■ Goal ■
Write out the entries below exactly, starting at the first line and stopping after the line that contains "categories, values: shares"; skip all pictures.

━━━━━ Given entries ━━━━━

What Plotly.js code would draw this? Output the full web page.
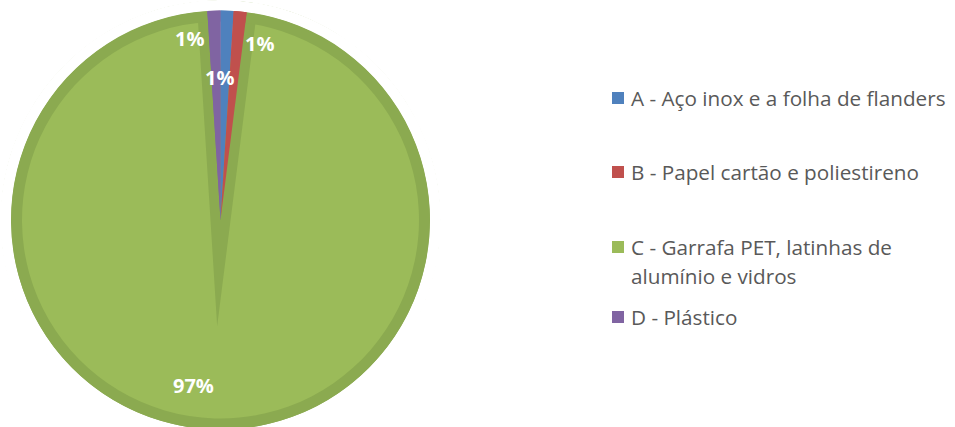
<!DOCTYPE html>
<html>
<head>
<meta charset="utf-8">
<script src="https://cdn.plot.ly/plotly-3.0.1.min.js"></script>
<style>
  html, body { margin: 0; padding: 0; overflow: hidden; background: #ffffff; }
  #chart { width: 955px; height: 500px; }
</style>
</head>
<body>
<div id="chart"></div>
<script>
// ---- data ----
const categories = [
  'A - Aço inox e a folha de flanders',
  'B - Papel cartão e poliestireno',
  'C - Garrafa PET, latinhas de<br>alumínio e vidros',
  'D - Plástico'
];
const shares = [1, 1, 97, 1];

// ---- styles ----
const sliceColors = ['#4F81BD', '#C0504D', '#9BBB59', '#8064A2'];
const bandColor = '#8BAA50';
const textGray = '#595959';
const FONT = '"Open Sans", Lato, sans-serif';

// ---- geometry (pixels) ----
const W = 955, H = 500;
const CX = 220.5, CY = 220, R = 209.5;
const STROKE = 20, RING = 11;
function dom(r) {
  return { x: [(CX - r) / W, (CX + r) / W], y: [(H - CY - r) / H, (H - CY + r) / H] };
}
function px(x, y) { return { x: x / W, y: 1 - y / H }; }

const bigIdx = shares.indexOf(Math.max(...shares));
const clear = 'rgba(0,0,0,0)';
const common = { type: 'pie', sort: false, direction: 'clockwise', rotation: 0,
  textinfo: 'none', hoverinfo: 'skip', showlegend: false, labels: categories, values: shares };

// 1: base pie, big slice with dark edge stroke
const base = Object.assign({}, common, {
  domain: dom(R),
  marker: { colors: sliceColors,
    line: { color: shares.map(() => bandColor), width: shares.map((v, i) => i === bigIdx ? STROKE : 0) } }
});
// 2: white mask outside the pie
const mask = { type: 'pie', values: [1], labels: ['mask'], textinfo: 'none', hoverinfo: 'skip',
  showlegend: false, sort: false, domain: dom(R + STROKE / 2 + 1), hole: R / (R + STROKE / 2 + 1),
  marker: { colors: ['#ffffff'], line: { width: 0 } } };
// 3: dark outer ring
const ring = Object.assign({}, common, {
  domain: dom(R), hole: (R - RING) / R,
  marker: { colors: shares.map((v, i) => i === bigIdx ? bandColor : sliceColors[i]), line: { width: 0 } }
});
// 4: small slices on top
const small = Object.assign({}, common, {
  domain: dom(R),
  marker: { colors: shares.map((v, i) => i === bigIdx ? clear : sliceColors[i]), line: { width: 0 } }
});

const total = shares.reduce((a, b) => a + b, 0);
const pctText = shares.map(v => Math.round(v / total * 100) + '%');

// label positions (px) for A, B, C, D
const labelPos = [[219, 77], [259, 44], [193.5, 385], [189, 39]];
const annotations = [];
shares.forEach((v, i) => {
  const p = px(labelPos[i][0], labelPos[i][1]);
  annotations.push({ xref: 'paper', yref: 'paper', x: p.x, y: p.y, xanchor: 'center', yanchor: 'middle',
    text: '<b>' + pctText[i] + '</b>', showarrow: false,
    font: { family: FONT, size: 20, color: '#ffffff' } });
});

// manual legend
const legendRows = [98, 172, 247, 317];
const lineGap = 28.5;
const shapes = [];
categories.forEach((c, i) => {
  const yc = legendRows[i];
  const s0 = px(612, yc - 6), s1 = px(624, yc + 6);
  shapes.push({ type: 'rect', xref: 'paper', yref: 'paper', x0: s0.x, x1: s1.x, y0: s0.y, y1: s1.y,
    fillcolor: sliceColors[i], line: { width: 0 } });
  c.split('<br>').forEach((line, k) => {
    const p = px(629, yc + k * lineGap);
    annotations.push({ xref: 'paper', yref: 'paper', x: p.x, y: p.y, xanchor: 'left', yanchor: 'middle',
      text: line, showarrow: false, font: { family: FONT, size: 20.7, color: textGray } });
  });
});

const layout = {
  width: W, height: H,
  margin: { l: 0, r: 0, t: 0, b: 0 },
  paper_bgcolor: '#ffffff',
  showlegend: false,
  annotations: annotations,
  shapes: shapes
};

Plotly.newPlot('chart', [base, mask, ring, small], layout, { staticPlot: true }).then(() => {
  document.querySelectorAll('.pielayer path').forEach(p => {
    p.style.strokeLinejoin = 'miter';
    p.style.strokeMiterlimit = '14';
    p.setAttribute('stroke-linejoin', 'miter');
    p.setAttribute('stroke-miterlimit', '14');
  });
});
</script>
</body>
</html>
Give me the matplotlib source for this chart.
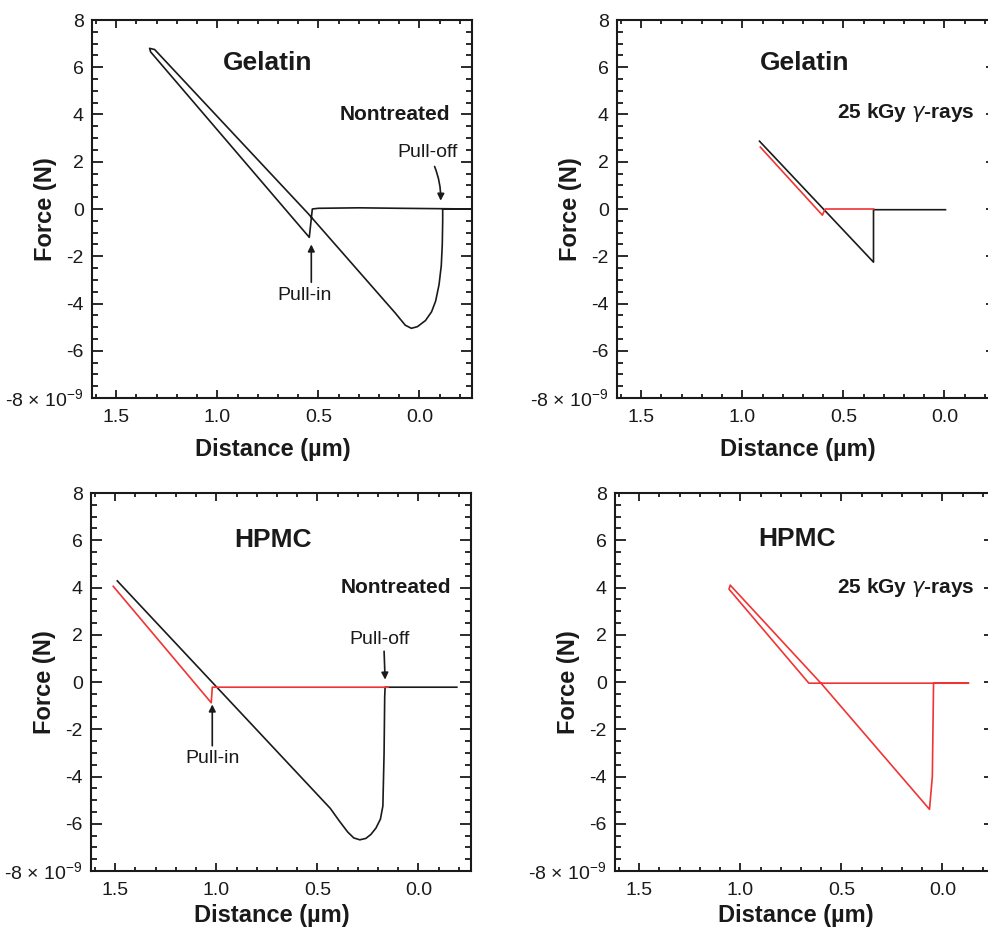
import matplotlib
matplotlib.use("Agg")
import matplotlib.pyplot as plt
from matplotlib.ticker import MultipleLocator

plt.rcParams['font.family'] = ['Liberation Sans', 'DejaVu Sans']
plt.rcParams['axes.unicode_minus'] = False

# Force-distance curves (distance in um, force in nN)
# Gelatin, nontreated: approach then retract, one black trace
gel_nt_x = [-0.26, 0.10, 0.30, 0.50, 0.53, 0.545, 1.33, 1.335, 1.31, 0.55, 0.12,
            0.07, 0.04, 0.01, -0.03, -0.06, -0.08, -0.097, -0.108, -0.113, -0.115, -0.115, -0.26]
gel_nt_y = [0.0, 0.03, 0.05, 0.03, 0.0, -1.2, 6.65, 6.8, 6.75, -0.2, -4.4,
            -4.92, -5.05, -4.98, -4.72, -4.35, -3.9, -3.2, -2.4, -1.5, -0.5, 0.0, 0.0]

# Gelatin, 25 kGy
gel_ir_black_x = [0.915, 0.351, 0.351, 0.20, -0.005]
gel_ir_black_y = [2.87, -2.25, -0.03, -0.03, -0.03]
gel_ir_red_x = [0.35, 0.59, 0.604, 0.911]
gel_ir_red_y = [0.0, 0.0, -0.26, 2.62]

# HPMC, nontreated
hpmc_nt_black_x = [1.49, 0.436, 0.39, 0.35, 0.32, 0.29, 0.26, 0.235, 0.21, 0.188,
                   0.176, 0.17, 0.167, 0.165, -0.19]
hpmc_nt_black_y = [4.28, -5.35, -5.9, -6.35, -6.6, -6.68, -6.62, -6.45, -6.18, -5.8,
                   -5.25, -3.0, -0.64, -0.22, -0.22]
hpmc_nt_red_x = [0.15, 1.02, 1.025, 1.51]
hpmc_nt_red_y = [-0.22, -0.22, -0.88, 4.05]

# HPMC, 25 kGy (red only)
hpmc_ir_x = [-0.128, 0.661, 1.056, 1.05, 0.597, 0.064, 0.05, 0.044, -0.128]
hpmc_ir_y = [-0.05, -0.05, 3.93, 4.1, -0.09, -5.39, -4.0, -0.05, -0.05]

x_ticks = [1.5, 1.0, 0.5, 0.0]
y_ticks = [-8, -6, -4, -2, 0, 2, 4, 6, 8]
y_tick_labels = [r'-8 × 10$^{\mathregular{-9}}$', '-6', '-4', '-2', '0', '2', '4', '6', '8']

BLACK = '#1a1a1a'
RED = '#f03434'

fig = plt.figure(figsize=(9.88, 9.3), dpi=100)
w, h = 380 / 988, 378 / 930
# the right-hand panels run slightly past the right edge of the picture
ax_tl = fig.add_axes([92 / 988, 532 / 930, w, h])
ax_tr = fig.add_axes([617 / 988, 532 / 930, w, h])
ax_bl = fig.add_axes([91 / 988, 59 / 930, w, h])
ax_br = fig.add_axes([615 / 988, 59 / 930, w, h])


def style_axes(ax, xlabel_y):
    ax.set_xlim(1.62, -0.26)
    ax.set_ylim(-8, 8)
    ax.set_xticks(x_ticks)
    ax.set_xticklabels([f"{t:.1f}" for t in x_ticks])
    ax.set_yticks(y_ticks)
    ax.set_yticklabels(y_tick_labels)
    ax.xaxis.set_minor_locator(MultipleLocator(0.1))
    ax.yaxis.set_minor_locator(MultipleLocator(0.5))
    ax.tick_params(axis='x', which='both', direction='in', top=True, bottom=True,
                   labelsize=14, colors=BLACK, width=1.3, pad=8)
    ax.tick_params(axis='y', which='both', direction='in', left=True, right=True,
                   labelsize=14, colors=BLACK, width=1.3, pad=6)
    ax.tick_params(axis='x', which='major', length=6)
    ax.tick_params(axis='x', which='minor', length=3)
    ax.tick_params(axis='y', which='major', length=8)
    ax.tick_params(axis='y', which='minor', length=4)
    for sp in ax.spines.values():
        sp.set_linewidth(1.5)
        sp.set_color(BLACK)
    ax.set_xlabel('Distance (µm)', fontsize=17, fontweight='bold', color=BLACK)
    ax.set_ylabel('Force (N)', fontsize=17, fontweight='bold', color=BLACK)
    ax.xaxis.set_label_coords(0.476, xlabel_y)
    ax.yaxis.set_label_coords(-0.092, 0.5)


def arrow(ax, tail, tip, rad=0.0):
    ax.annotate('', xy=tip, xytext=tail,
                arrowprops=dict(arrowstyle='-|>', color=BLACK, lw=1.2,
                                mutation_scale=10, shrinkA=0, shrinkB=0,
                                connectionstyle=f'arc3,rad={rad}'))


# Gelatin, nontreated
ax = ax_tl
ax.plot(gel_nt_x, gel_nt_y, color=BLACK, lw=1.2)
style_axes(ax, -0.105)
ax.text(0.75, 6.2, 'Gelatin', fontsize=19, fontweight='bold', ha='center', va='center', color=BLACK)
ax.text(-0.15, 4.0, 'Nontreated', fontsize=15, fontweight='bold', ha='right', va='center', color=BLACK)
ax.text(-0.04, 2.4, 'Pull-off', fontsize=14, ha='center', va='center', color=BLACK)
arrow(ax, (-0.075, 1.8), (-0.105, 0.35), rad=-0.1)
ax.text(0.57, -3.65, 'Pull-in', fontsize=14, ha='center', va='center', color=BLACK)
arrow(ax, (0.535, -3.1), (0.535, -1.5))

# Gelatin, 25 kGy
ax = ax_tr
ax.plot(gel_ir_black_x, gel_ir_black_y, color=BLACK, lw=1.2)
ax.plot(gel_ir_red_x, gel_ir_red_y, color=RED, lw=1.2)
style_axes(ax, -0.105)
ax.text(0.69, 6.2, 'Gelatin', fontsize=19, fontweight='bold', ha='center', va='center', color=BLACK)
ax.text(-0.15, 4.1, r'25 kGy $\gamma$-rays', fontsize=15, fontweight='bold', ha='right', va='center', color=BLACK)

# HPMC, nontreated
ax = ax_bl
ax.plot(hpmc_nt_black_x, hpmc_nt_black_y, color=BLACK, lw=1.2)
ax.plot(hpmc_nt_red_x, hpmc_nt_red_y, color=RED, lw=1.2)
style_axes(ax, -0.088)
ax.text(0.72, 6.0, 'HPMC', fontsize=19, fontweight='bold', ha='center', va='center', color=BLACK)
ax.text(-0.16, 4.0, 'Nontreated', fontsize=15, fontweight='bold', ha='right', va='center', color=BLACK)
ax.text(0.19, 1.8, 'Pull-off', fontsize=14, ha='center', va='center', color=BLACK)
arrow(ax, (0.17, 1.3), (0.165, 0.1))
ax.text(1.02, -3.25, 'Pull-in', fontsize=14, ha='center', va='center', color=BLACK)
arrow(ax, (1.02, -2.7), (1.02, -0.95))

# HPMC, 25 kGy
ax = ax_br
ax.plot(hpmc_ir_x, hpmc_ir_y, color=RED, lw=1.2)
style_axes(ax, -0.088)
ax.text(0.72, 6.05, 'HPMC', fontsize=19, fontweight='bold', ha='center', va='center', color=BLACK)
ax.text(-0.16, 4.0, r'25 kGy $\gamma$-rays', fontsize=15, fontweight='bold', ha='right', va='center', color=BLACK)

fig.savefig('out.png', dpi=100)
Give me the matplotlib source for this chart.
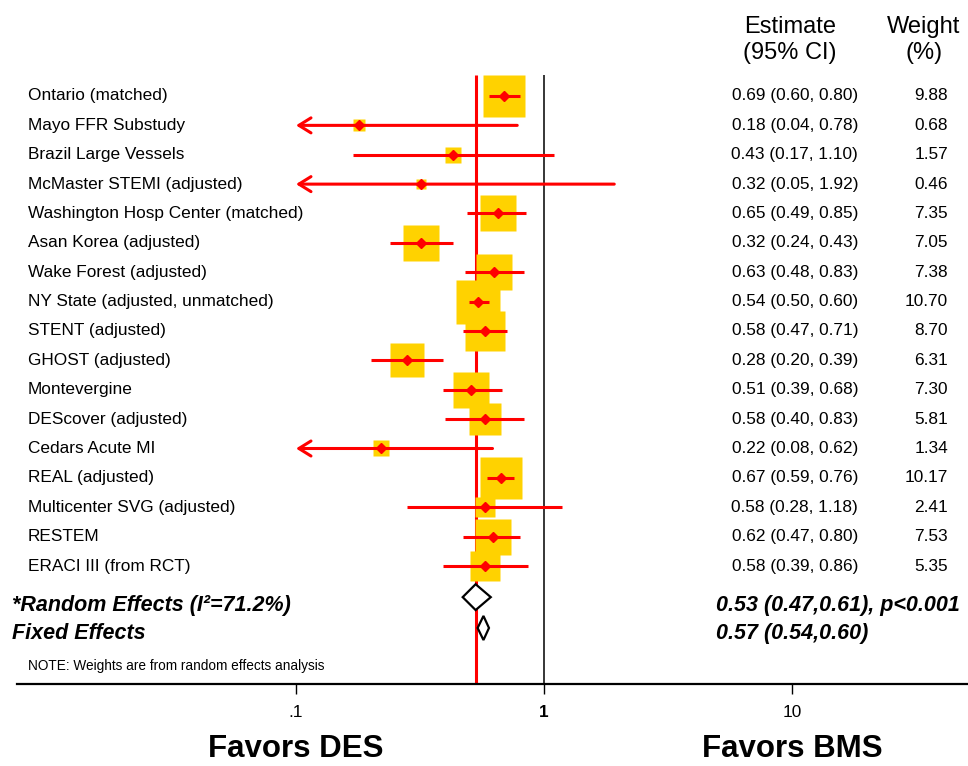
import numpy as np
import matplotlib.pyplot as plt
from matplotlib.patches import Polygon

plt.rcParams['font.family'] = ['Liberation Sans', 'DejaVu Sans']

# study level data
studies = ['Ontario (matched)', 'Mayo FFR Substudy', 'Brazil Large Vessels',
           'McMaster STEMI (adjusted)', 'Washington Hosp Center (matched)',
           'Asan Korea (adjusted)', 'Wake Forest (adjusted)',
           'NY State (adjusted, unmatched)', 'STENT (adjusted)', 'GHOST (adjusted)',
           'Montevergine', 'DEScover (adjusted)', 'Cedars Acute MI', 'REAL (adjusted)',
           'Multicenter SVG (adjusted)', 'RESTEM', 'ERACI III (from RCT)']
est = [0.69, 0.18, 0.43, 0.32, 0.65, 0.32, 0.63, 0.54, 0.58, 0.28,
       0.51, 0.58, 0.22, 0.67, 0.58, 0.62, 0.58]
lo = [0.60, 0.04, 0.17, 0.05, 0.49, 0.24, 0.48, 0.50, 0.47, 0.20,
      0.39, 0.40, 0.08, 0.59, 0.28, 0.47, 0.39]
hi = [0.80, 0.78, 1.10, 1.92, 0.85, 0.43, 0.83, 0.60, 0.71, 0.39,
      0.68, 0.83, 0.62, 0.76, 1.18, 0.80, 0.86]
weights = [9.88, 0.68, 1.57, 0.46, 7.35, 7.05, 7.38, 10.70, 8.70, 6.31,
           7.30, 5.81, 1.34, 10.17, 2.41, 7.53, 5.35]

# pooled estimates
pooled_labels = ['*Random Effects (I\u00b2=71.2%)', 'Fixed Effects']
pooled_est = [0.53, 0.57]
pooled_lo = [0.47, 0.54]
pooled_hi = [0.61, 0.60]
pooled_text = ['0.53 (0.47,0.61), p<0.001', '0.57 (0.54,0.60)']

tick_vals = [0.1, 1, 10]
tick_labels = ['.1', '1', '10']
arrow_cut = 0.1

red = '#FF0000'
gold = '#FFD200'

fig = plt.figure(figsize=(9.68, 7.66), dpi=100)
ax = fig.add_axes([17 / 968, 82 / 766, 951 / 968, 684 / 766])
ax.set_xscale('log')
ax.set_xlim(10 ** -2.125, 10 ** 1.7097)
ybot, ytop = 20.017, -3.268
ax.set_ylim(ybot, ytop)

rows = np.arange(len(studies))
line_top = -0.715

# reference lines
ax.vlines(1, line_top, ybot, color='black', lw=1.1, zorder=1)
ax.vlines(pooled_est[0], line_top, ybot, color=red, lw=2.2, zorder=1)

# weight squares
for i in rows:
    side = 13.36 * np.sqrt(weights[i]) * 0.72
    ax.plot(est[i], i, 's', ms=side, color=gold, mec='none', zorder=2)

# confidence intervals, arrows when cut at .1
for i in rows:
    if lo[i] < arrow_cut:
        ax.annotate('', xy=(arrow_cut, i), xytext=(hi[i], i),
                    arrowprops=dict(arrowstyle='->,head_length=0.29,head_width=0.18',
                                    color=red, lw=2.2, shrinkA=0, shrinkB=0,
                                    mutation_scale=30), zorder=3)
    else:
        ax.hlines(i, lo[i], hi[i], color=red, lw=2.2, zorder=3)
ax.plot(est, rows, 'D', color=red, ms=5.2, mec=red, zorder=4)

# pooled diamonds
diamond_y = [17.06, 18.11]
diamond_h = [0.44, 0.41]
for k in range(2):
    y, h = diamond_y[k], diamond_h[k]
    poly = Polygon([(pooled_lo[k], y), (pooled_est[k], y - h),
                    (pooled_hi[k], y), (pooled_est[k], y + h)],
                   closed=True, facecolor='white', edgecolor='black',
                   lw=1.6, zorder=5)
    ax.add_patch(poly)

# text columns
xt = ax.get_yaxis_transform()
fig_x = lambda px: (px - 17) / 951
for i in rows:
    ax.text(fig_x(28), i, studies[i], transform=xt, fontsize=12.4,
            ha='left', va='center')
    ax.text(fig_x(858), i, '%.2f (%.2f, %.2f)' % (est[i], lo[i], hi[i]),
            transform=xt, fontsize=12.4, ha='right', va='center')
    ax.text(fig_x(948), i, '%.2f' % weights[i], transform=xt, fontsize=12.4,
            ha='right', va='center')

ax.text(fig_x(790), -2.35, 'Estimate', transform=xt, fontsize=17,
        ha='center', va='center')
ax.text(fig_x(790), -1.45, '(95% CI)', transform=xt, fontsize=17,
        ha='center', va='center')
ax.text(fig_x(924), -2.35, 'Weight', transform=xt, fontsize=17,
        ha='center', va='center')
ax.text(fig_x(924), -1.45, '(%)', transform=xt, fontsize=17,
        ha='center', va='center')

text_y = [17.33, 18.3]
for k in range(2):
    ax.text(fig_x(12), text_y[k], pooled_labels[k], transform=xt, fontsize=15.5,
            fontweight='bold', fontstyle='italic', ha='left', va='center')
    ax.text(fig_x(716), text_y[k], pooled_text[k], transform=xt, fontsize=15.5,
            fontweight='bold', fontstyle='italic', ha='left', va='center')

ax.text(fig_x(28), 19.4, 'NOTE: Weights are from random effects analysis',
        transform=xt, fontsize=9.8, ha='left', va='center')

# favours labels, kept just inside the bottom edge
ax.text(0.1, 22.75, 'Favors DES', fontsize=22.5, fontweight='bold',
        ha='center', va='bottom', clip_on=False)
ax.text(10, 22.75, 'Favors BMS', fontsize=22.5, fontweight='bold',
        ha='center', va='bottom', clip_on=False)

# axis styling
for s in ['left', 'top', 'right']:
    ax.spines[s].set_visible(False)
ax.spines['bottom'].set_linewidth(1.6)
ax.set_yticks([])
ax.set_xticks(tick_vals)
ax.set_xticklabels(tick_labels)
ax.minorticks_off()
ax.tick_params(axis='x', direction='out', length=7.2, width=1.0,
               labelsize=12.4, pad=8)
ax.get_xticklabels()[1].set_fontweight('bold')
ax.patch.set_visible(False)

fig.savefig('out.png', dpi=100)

━━━━━

■ Result of the exercise ■
What Plotly.js code would draw this? Output the full web page.
<!DOCTYPE html>
<html>
<head>
<meta charset="utf-8">
<script src="https://cdn.plot.ly/plotly-3.0.1.min.js"></script>
<style>
  html, body { margin: 0; padding: 0; overflow: hidden; background: #ffffff; }
  #chart { width: 955px; height: 500px; }
</style>
</head>
<body>
<div id="chart"></div>
<script>
// ---- data ----
const categories = [
  'A - Aço inox e a folha de flanders',
  'B - Papel cartão e poliestireno',
  'C - Garrafa PET, latinhas de<br>alumínio e vidros',
  'D - Plástico'
];
const shares = [1, 1, 97, 1];

// ---- styles ----
const sliceColors = ['#4F81BD', '#C0504D', '#9BBB59', '#8064A2'];
const bandColor = '#8BAA50';
const textGray = '#595959';
const FONT = '"Open Sans", Lato, sans-serif';

// ---- geometry (pixels) ----
const W = 955, H = 500;
const CX = 220.5, CY = 220, R = 209.5;
const STROKE = 20, RING = 11;
function dom(r) {
  return { x: [(CX - r) / W, (CX + r) / W], y: [(H - CY - r) / H, (H - CY + r) / H] };
}
function px(x, y) { return { x: x / W, y: 1 - y / H }; }

const bigIdx = shares.indexOf(Math.max(...shares));
const clear = 'rgba(0,0,0,0)';
const common = { type: 'pie', sort: false, direction: 'clockwise', rotation: 0,
  textinfo: 'none', hoverinfo: 'skip', showlegend: false, labels: categories, values: shares };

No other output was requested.